Why I'm Not Excited for the Final Fantasy IX Remake

I love Final Fantasy games (in general, of course - XII was just terrible and is my most notable exception), and if pressed, Final Fantasy IX would be somewhere in my top three. It has bucket-loads of charm, a great story, compelling characters, a good sense of humour and is generally what I'm looking for in a JRPG.

The trailer for the remake looks brilliant, too. The art style and direction looks exactly right - faithful to the original while making the mass of pixels readable and playable in the 21st century. (A fun experiment for anyone with the original discs and a PS3 that can play PS1 games - try loading up Final Fantasy IX on a decently sized television. I'll wait. How badly do you need to blur your vision before you can't see the individual pixels? In my latest playthrough, I played it entirely without my glasses just to be able to read the text.)

So, on paper, I love the idea of remaking Final Fantasy IX. It'll bring a much-overlooked gem to a new audience and give people like me a chance and an excuse to revisit their nostalgia.

Except I won't be playing it. The remake will only be for Windows operating systems, iOS and Android, and I only have a Mac. Square Enix release exactly no Final Fantasy games on Mac (with the notable exception of the MMO, Final Fantasy XIV, which was briefly released on Mac before being withdrawn because it was, by all accounts, too buggy).

I could play Final Fantasy IX on my phone, provided that I wanted to: a) accept that my battery life would be non-existent, b) enjoy the game on the smallest screen I own and c) use all my available storage space for it.
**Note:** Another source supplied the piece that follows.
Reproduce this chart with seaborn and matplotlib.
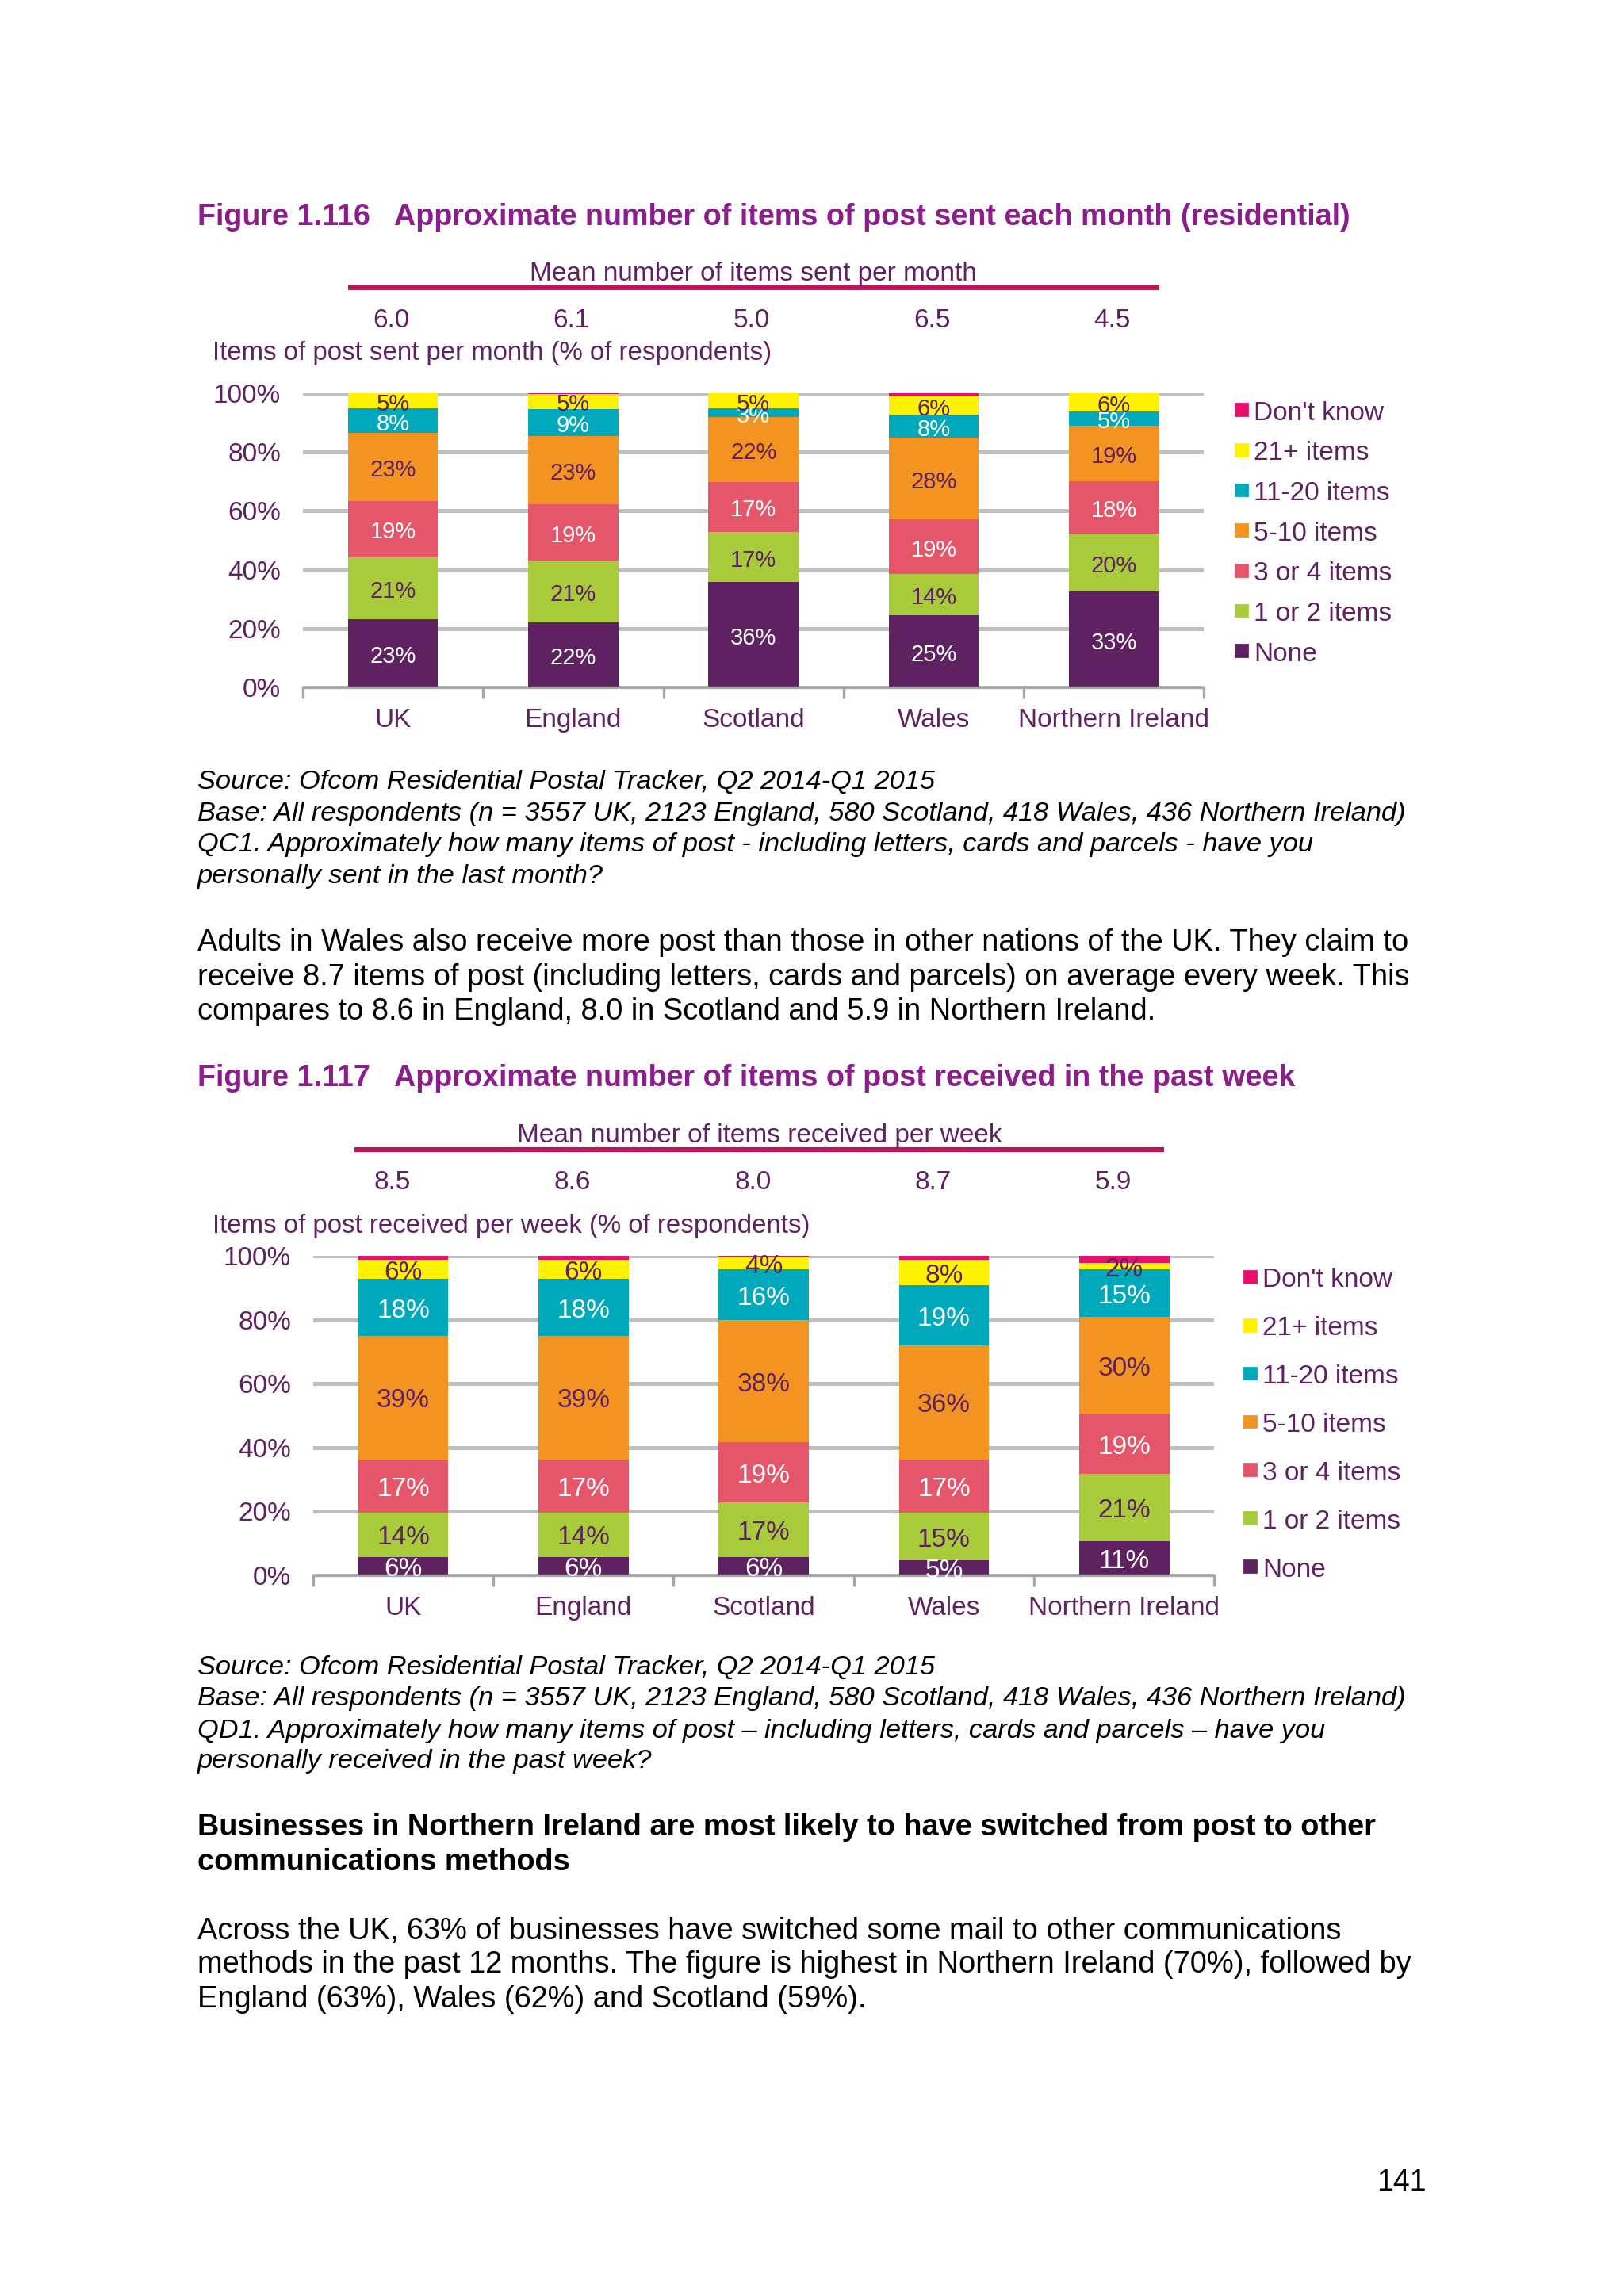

But, having played and enjoyed the iOS version of the World Ends With You, my main concern is that an iOS update will suddenly render the game unplayable, and I will have to wait upwards of six months for Square Enix to patch it. To me, it's simply not worth the risk and the multiple downsides.

I suppose the obvious answer is to simply buy a Windows computer (and if I lived in a world where I simply had that money, I would be tempted). But I shouldn't have to. I own and play many games on my Mac already, and more and more software developers are realising that Mac computers are viable gaming machines, too.

Independent game developers can somehow manage to find the resources and knowledge to code for both Mac and Windows; I find it somewhat absurd to think that this is inaccessible knowledge for a triple-A game developer. Right now, I could play Undertale, Don't Starve, Minecraft, Amnesia, Bastion, The Binding of Isaac, or Limbo, and that would only be scratching the surface of indie games. If I wanted to go for something a little more mainstream, I could choose virtually anything by Blizzard or Valve.

I know Square Enix aren't the only mainstream publisher doing this, either. Sega, Bethesda, Rockstar Games, Activision and many more also make their games near exclusively for Windows, cutting out a potential market for their games.

The bottom line is that there are a lot of Mac-users out there, and they are playing games on their machines. Just walk into any university campus and see. Or if that isn't enough quantitative data, analyse the steadily rising sales of Mac computers over the last ten years in comparison to Windows computers (which, of course, is flawed data anyway, as it includes the many office PCs running Windows used exclusively for work and not gaming).

In short, there is a sizeable and growing market that many developers are choosing to ignore, that I believe are costing them sales. Now, if you'll excuse me, I have a princess to kidnap, yummies to eat and a world to save...in all its pixelated glory.